On prétend que je ne sais quel mathématicien, après avoir entendu réciter des vers, demanda : Qu’est-ce que cela prouve ? Ce n’est pas M. Ampère qui aurait fait une pareille question ; il avait un goût inné pour la belle et noble poésie, et il n’avait rien trouvé, dans ses profondes études sur la physique et la philosophie, qui diminuât sa sensibilité pour le charme des beaux vers. Il est des esprits sourds à cette harmonie, comme il est des oreilles pour lesquelles la musique n’est qu’un vain bruit ; mais c’est une erreur de croire que l’étude des sciences émousse le sentiment de la poésie ; bien plus elles ont, quand elles atteignent certaines hauteurs, une naturelle affinité pour elle ; et ce n’est pas sans avoir entrevu cette vérité, que le grand poète de Rome a dit : « Heureux celui qui peut connaître la cause des choses. »

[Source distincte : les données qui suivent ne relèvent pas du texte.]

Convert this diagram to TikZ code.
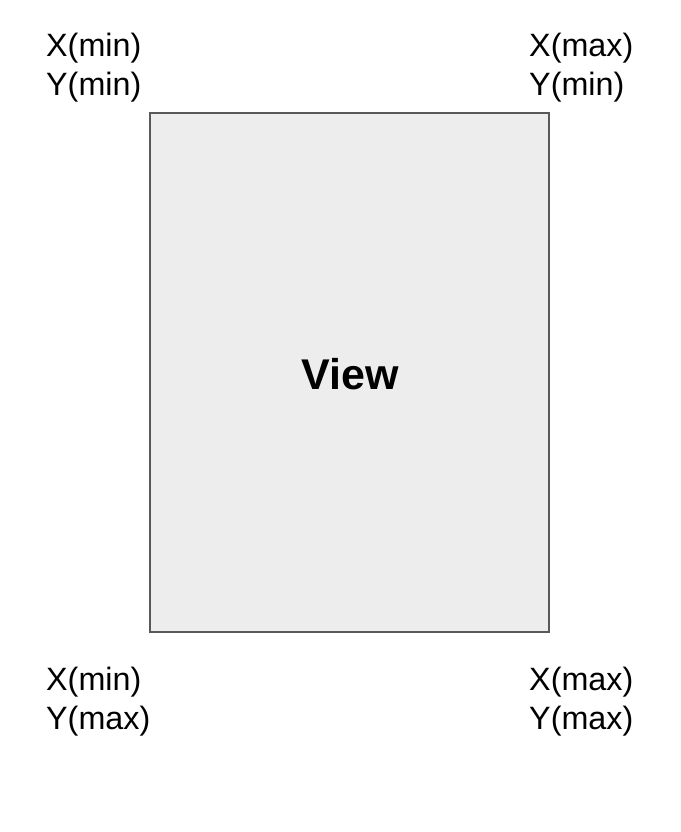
\documentclass[tikz,border=0pt]{standalone}
\usepackage{fontspec}
\setmainfont{Liberation Sans}
\begin{document}
\begin{tikzpicture}[x=1pt,y=-1pt,
  lbl/.style={anchor=base west,inner sep=0pt,font=\fontsize{32.3}{38}\selectfont},
  viewbox/.style={draw=black!65,fill=black!7,line width=2pt}]
\useasboundingbox (0,0) rectangle (680,832);
\draw[viewbox] (150,113) rectangle (549,632);
\node[inner sep=0pt,font=\fontsize{43}{48}\selectfont\bfseries] (view) at (350,374) {View};
\node[lbl] (tlx) at (46,57) {X(min)};
\node[lbl] (tly) at (46,96) {Y(min)};
\node[lbl] (trx) at (529,57) {X(max)};
\node[lbl] (try) at (529,96) {Y(min)};
\node[lbl] (blx) at (46,690) {X(min)};
\node[lbl] (bly) at (46,729) {Y(max)};
\node[lbl] (brx) at (529,690) {X(max)};
\node[lbl] (bry) at (529,729) {Y(max)};
\end{tikzpicture}
\end{document}
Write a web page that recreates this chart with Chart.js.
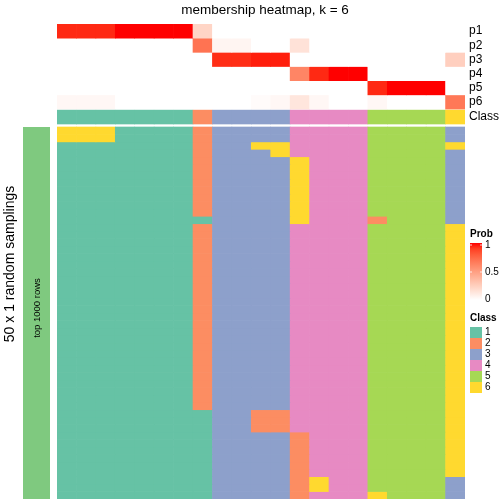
<!DOCTYPE html>
<html>
<head>
<meta charset="utf-8">
<script src="https://cdn.jsdelivr.net/npm/chart.js@4/dist/chart.umd.min.js"></script>
<style>
  html, body { margin: 0; padding: 0; background: #ffffff; }
  #wrap { width: 504px; height: 504px; position: relative; }
</style>
</head>
<body>
<div id="wrap"><canvas id="chart" width="504" height="504"></canvas></div>
<script>
// ---- data ----
var columnIds = ["s1","s2","s3","s4","s5","s6","s7","s8","s9","s10","s11",
                 "s12","s13","s14","s15","s16","s17","s18","s19","s20","s21"];

var probP1 = [0.95, 0.95, 0.95, 1, 1, 1, 1, 0.22, 0, 0, 0, 0, 0, 0, 0, 0, 0, 0, 0, 0, 0];
var probP2 = [0, 0, 0, 0, 0, 0, 0, 0.7, 0.05, 0.05, 0, 0, 0.15, 0, 0, 0, 0, 0, 0, 0, 0];
var probP3 = [0, 0, 0, 0, 0, 0, 0, 0, 0.94, 0.94, 0.97, 0.97, 0, 0, 0, 0, 0, 0, 0, 0, 0.25];
var probP4 = [0, 0, 0, 0, 0, 0, 0, 0, 0, 0, 0, 0, 0.62, 0.95, 1, 1, 0, 0, 0, 0, 0];
var probP5 = [0, 0, 0, 0, 0, 0, 0, 0, 0, 0, 0, 0, 0, 0, 0, 0, 0.95, 1, 1, 1, 0];
var probP6 = [0.04, 0.04, 0.04, 0, 0, 0, 0, 0, 0, 0, 0.02, 0.04, 0.13, 0.04, 0, 0, 0.04, 0, 0, 0, 0.68];
var probNames = ["p1", "p2", "p3", "p4", "p5", "p6"];

var consensusClass = [1, 1, 1, 1, 1, 1, 1, 2, 3, 3, 3, 3, 4, 4, 4, 4, 5, 5, 5, 5, 6];

// class of every sample in each of the 50 random samplings (one string per row)
var samplingRows = [
  "666111123333444455553",
  "666111123333444455553",
  "111111123366444455556",
  "111111123336444455553",
  "111111123333644455553",
  "111111123333644455553",
  "111111123333644455553",
  "111111123333644455553",
  "111111123333644455553",
  "111111123333644455553",
  "111111123333644455553",
  "111111123333644455553",
  "111111113333644425553",
  "111111123333444455556",
  "111111123333444455556",
  "111111123333444455556",
  "111111123333444455556",
  "111111123333444455556",
  "111111123333444455556",
  "111111123333444455556",
  "111111123333444455556",
  "111111123333444455556",
  "111111123333444455556",
  "111111123333444455556",
  "111111123333444455556",
  "111111123333444455556",
  "111111123333444455556",
  "111111123333444455556",
  "111111123333444455556",
  "111111123333444455556",
  "111111123333444455556",
  "111111123333444455556",
  "111111123333444455556",
  "111111123333444455556",
  "111111123333444455556",
  "111111123333444455556",
  "111111123333444455556",
  "111111123333444455556",
  "111111113322444455556",
  "111111113322444455556",
  "111111113322444455556",
  "111111113333244455556",
  "111111113333244455556",
  "111111113333244455556",
  "111111113333244455556",
  "111111113333244455556",
  "111111113333244455556",
  "111111113333264455553",
  "111111113333264455553",
  "111111113333244465553"
];

var classLabels = ["1", "2", "3", "4", "5", "6"];
var probTicks = [1, 0.5, 0];

// ---- styles ----
var classColors = { 1: "#66C2A5", 2: "#FC8D62", 3: "#8DA0CB", 4: "#E78AC3", 5: "#A6D854", 6: "#FFD92F" };
var sideColor = "#7FC97F";
var fontFamily = "'Liberation Sans', Arial, Helvetica, sans-serif";

// y layout in units (one unit is about one pixel)
var probRowH = 14.17;
var classTop = 86, classBottom = 100;
var mainTop = 103, mainBottom = 475;
var mainRowH = (mainBottom - mainTop) / samplingRows.length;

// white -> red in Lab space, like colorRamp2
function toLinear(c) { c = c / 255; return c <= 0.04045 ? c / 12.92 : Math.pow((c + 0.055) / 1.055, 2.4); }
function fromLinear(c) { var v = c <= 0.0031308 ? 12.92 * c : 1.055 * Math.pow(c, 1 / 2.4) - 0.055; return Math.round(Math.max(0, Math.min(1, v)) * 255); }
function rgbToLab(r, g, b) {
    r = toLinear(r); g = toLinear(g); b = toLinear(b);
    var x = (r * 0.4124 + g * 0.3576 + b * 0.1805) / 0.95047;
    var y = (r * 0.2126 + g * 0.7152 + b * 0.0722);
    var z = (r * 0.0193 + g * 0.1192 + b * 0.9505) / 1.08883;
    var f = function (t) { return t > 0.008856 ? Math.cbrt(t) : 7.787 * t + 16 / 116; };
    x = f(x); y = f(y); z = f(z);
    return [116 * y - 16, 500 * (x - y), 200 * (y - z)];
}
function labToRgb(L, a, bb) {
    var y = (L + 16) / 116, x = a / 500 + y, z = y - bb / 200;
    var fi = function (t) { return t * t * t > 0.008856 ? t * t * t : (t - 16 / 116) / 7.787; };
    x = fi(x) * 0.95047; y = fi(y); z = fi(z) * 1.08883;
    var r = x * 3.2406 + y * -1.5372 + z * -0.4986;
    var g = x * -0.9689 + y * 1.8758 + z * 0.0415;
    var b = x * 0.0557 + y * -0.2040 + z * 1.0570;
    return "rgb(" + fromLinear(r) + "," + fromLinear(g) + "," + fromLinear(b) + ")";
}
var labWhite = rgbToLab(255, 255, 255);
var labRed = rgbToLab(255, 0, 0);
function probColor(v) {
    return labToRgb(labWhite[0] + (labRed[0] - labWhite[0]) * v,
                    labWhite[1] + (labRed[1] - labWhite[1]) * v,
                    labWhite[2] + (labRed[2] - labWhite[2]) * v);
}

// ---- build datasets: one floating-bar dataset per heatmap row ----
var datasets = [];
var probRows = [probP1, probP2, probP3, probP4, probP5, probP6];
probRows.forEach(function (row, i) {
    var top = i * probRowH, bottom = (i + 1) * probRowH;
    datasets.push({
        data: row.map(function () { return [top, bottom]; }),
        backgroundColor: row.map(probColor)
    });
});
datasets.push({
    data: consensusClass.map(function () { return [classTop, classBottom]; }),
    backgroundColor: consensusClass.map(function (c) { return classColors[c]; })
});
samplingRows.forEach(function (row, i) {
    var top = mainTop + i * mainRowH, bottom = mainTop + (i + 1) * mainRowH;
    var cls = row.split("").map(Number);
    datasets.push({
        data: cls.map(function () { return [top, bottom]; }),
        backgroundColor: cls.map(function (c) { return classColors[c]; })
    });
});
datasets.forEach(function (d) {
    d.borderWidth = 0;
    d.barPercentage = 1;
    d.categoryPercentage = 1;
    d.grouped = false;
});

// ---- texts, side bar and legends ----
var decorations = {
    id: "decorations",
    afterDraw: function (chart) {
        var ctx = chart.ctx;
        var area = chart.chartArea;
        var yScale = chart.scales.y;
        ctx.save();
        ctx.fillStyle = "#000000";

        // Title
        ctx.font = "13.5px " + fontFamily;
        ctx.textAlign = "center";
        ctx.textBaseline = "middle";
        ctx.fillText("membership heatmap, k = 6", 265, 10);

        // Row labels on the right
        ctx.font = "12px " + fontFamily;
        ctx.textAlign = "left";
        probNames.forEach(function (n, i) {
            ctx.fillText(n, area.right + 4, yScale.getPixelForValue((i + 0.5) * probRowH));
        });
        ctx.fillText("Class", area.right + 4, yScale.getPixelForValue((classTop + classBottom) / 2));

        // Side bar with "top 1000 rows"
        var sTop = yScale.getPixelForValue(mainTop), sBottom = yScale.getPixelForValue(mainBottom);
        ctx.fillStyle = sideColor;
        ctx.fillRect(23, sTop, 27, sBottom - sTop);
        ctx.fillStyle = "#000000";
        ctx.save();
        ctx.translate(37, 308);
        ctx.rotate(-Math.PI / 2);
        ctx.font = "9.5px " + fontFamily;
        ctx.textAlign = "center";
        ctx.fillText("top 1000 rows", 0, 0);
        ctx.restore();

        ctx.save();
        ctx.translate(10, 264);
        ctx.rotate(-Math.PI / 2);
        ctx.font = "14px " + fontFamily;
        ctx.textAlign = "center";
        ctx.fillText("50 x 1 random samplings", 0, 0);
        ctx.restore();

        // Prob legend
        var lx = 470;
        ctx.font = "bold 10px " + fontFamily;
        ctx.textAlign = "left";
        ctx.fillText("Prob", lx, 234);
        var gTop = 243, gBottom = 300;
        var grad = ctx.createLinearGradient(0, gBottom, 0, gTop);
        for (var k = 0; k <= 10; k++) grad.addColorStop(k / 10, probColor(k / 10));
        ctx.fillStyle = grad;
        ctx.fillRect(lx, gTop, 12, gBottom - gTop);
        ctx.font = "10px " + fontFamily;
        probTicks.forEach(function (t) {
            var ty = gBottom - t * (gBottom - gTop - 3) - 1;
            if (t > 0) {
                ctx.strokeStyle = "rgba(255,255,255,0.8)";
                ctx.lineWidth = 1;
                ctx.beginPath();
                ctx.moveTo(lx, ty); ctx.lineTo(lx + 2, ty);
                ctx.moveTo(lx + 10, ty); ctx.lineTo(lx + 12, ty);
                ctx.stroke();
            }
            ctx.fillStyle = "#000000";
            ctx.fillText(String(t), lx + 15, ty);
        });

        // Class legend
        ctx.font = "bold 10px " + fontFamily;
        ctx.fillText("Class", lx, 318);
        ctx.font = "10px " + fontFamily;
        classLabels.forEach(function (c, i) {
            var by = 327 + i * 11;
            ctx.fillStyle = classColors[c];
            ctx.fillRect(lx, by, 12, 11);
            ctx.fillStyle = "#000000";
            ctx.fillText(c, lx + 15, by + 5.5);
        });
        ctx.restore();
    }
};

new Chart(document.getElementById("chart"), {
    type: "bar",
    data: { labels: columnIds, datasets: datasets },
    options: {
        responsive: false,
        animation: false,
        events: [],
        layout: { padding: { left: 57, right: 39, top: 24, bottom: 5 } },
        scales: {
            x: { display: false, offset: true, grid: { display: false } },
            y: { display: false, min: 0, max: mainBottom, reverse: true, grid: { display: false } }
        },
        plugins: {
            legend: { display: false },
            tooltip: { enabled: false },
            title: { display: false }
        }
    },
    plugins: [decorations]
});
</script>
</body>
</html>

Notre temps présent, qui a été jadis de l’avenir, deviendra à son tour du passé ; et il arrivera une époque où toute notre science paraîtra petite. Ce que Sénèque a dit de son siècle, nous pouvons le répéter pour le nôtre : la postérité s’étonnera que nous ayons ignoré tant de choses. Le bruit des renommées ira en s’affaiblissant par la distance du temps, comme le son baisse et s’amortit par la distance de l’espace. Nos volumes, tout grossis par la science contemporaine, se réduiront à quelques lignes durables qui iront former le fond des livres nouveaux. Mais dans ces livres, à quelque degré de perfection qu’ils arrivent, quelque loin que soient portées les connaissances qu’ils renfermeront sur la nature, quelque élémentaire que puisse paraître alors ce que nous savons, une place sera toujours réservée au nom de M. Ampère et à sa loi si belle et si simple sur l’électro-magnétisme.


E. Littré.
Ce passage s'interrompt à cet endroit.